UK economy heading for worst year since crash, say economists
-We have a biting cold wind now for months
-Homeless lie on the streets everywhere (but the Government denies they are there)
-A crime wave of murder (and violence and violent behaviour) exists in the capital (which the Government denies)
-Businesses are closing and failing (but the Government pretends all is OK)
A person (a trader) I met yesterday described London as a zoo !!
Food is expensive, rents are high, the NHS falling apart….
Train services are expensive and overcrowded
Forecasting body blames growing risks of no-deal Brexit as it downgrades estimate
The British economy is heading for its worst year in almost a decade amid the growing risks from no-deal Brexit, according to a leading economic forecaster.
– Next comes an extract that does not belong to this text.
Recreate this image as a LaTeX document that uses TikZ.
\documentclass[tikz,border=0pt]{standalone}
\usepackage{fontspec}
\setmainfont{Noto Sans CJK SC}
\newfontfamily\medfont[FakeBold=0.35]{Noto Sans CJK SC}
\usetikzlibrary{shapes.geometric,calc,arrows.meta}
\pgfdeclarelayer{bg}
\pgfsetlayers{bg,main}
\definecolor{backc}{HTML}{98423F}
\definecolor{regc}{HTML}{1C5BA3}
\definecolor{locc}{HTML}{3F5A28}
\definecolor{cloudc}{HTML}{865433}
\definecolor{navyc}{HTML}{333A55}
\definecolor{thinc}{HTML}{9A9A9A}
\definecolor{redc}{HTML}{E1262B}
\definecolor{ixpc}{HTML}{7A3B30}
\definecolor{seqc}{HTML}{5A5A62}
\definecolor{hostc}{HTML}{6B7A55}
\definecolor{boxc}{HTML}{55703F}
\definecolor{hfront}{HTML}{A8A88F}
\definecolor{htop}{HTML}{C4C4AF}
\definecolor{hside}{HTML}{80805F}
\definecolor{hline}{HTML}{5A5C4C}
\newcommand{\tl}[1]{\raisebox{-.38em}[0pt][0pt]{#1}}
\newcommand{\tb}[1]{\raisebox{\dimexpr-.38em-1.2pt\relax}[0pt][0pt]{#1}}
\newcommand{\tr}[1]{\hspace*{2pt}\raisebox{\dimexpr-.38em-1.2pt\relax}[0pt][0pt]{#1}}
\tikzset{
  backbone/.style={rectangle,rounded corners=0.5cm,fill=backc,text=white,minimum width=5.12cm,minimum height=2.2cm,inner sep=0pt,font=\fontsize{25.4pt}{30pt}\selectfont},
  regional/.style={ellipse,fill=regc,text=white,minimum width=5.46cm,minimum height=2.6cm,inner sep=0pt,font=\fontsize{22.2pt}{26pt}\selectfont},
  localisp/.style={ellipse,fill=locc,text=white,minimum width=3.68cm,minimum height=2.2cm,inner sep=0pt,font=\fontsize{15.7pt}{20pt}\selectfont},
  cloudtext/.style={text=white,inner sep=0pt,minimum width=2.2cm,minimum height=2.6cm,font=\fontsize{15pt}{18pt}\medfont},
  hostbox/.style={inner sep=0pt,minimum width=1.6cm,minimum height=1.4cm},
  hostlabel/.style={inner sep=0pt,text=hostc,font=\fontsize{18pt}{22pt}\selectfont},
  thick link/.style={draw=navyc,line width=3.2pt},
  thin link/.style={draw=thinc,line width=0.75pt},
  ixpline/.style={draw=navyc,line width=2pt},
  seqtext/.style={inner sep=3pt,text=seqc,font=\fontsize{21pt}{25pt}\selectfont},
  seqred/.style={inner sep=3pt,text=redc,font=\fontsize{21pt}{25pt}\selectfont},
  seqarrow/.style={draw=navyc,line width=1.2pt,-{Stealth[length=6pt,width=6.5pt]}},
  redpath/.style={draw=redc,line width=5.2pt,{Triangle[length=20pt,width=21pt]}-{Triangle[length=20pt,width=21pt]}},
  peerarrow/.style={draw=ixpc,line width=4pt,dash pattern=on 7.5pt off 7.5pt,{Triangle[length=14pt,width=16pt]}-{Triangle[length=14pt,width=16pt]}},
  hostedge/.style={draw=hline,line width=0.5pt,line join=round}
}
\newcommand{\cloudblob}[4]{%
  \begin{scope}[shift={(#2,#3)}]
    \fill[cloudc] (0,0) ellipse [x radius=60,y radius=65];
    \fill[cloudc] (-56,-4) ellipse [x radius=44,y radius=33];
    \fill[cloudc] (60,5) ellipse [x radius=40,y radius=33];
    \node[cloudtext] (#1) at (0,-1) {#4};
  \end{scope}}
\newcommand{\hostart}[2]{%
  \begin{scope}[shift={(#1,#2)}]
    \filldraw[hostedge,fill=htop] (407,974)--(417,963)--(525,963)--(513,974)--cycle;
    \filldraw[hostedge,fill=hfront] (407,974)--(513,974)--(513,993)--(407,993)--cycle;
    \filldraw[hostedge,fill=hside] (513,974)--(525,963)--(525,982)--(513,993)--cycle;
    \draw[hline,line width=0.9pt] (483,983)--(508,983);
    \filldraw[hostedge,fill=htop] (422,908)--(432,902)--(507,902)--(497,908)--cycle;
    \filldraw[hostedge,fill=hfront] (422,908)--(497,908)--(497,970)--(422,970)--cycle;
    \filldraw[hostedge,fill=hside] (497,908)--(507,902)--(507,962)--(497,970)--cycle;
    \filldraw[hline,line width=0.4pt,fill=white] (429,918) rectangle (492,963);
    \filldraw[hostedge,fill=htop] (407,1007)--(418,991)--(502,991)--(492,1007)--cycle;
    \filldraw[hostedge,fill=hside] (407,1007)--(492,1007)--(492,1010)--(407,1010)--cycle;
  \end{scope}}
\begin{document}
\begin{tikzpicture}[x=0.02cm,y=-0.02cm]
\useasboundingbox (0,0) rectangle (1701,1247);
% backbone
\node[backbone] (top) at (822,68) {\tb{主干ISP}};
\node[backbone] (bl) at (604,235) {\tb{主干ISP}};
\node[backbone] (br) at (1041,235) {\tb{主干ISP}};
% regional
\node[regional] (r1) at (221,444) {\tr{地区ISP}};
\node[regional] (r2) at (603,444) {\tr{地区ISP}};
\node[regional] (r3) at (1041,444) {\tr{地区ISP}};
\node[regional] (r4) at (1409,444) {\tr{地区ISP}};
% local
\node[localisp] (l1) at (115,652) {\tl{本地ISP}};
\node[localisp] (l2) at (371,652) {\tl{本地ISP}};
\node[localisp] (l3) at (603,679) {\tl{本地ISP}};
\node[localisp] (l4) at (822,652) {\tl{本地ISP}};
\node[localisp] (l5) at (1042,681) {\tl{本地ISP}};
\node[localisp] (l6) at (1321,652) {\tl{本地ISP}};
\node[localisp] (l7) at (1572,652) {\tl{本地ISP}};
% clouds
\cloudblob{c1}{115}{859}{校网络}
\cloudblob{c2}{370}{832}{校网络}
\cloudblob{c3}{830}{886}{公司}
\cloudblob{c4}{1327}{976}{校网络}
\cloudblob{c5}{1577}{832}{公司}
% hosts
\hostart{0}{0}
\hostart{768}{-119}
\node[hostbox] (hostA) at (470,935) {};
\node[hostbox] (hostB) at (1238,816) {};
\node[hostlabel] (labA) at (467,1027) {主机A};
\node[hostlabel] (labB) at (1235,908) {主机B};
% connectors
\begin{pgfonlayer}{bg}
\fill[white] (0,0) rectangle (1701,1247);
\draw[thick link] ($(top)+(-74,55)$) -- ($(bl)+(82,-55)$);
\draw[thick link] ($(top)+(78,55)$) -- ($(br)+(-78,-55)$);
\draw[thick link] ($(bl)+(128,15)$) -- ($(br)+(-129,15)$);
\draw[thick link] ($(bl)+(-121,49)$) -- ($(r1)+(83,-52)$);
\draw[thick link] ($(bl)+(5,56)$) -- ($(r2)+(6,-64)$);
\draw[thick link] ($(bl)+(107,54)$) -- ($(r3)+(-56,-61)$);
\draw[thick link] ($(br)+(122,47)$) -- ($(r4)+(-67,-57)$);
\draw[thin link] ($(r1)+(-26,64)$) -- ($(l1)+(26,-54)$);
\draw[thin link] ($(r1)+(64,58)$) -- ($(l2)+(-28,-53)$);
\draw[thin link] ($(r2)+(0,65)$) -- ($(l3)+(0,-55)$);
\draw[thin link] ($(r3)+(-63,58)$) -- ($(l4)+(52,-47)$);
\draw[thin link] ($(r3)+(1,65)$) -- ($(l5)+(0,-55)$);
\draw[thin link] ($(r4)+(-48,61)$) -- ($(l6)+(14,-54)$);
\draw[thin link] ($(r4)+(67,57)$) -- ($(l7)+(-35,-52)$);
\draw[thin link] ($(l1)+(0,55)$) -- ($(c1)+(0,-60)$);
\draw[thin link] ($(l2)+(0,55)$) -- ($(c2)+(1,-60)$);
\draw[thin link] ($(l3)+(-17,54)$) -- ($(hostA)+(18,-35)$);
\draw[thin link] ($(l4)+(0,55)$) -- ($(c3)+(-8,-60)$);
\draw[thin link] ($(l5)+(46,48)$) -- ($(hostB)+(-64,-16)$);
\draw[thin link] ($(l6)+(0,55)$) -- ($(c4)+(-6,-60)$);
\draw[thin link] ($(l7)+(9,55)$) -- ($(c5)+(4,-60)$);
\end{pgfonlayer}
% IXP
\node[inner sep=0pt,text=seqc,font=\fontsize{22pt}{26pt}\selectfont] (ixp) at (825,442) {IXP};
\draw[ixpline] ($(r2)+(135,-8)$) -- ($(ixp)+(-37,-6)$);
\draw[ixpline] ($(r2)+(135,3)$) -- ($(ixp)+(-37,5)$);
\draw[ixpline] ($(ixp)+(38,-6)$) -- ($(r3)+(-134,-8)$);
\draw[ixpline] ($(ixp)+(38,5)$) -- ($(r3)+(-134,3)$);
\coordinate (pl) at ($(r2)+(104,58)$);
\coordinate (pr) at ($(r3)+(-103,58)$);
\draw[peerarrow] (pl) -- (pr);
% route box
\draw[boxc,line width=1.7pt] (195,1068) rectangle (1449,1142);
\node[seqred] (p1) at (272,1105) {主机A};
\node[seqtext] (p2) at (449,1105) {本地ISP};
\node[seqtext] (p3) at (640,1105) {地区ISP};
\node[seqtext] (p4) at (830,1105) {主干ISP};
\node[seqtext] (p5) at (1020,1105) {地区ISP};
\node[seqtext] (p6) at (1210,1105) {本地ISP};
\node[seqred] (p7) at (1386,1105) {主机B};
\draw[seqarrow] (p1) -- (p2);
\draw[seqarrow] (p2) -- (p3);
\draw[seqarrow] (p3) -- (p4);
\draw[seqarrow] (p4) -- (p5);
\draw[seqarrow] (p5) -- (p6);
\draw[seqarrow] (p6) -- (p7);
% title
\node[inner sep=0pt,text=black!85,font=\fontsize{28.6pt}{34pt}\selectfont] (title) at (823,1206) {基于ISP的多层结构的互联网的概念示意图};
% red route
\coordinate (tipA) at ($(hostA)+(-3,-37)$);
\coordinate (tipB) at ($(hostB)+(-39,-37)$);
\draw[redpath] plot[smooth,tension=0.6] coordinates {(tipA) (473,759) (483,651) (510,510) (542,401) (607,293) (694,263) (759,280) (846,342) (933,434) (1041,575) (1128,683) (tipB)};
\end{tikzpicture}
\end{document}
After official figures revealed zero growth in GDP in August, the EY Item Club said the economy would struggle to recover in the final months of the year owing to the increasing likelihood of Britain crashing out of the EU in less than six months’ time.
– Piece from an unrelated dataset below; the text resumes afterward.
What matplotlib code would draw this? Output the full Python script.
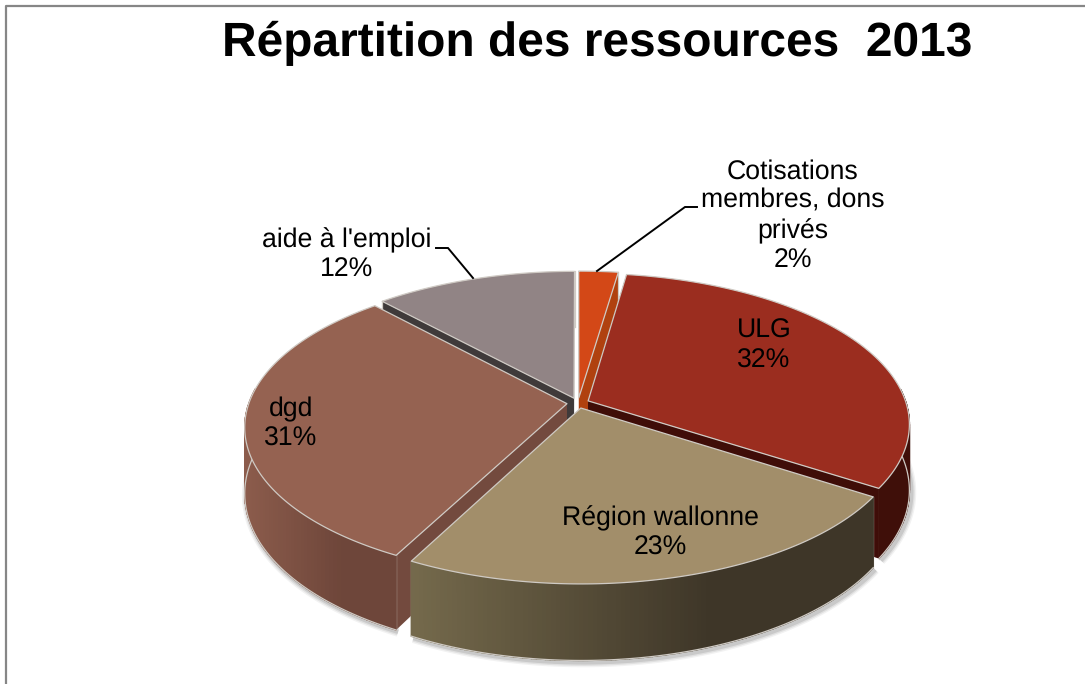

The group of economists, which is the only non-government forecasting organisation to use the Treasury modelling of the economy, said it had downgraded its growth forecast for this year and next as a consequence.
It forecast growth of 1.3% for the whole of 2018, down from a previous estimate of 1.4%. This would be the worst annual period for growth since the financial crisis. It also downgraded the outlook for the second quarter running.
The Item Club said Brexit uncertainties were influencing business investment decisions, but added that efforts to find alternative suppliers in the UK rather than the EU may lead to an increase in spending.
It also said weaker growth in the eurozone had sapped appetite for exports, as the world economy digests the impact of US import tariffs that have already begun to drag on economic activity.
Inflation is forecast to fall from about 2.7% to 2.3% by the end of the year, above the Bank of England’s target rate.
Consumer spending growth is estimated to remain limited as a consequence, as UK households remain under pressure from weak wage growth and relatively high levels of inflation.
Howard Archer, the chief economic adviser to the Item Club, said: “Heightened uncertainties in the run-up to and the aftermath of the UK’s exit could fuel business and consumer caution. This is a significant factor leading us to trim our GDP forecasts for 2018 and 2019.
“Should the UK leave the EU in March 2019 without any deal, the near-term growth outlook could be significantly weaker.”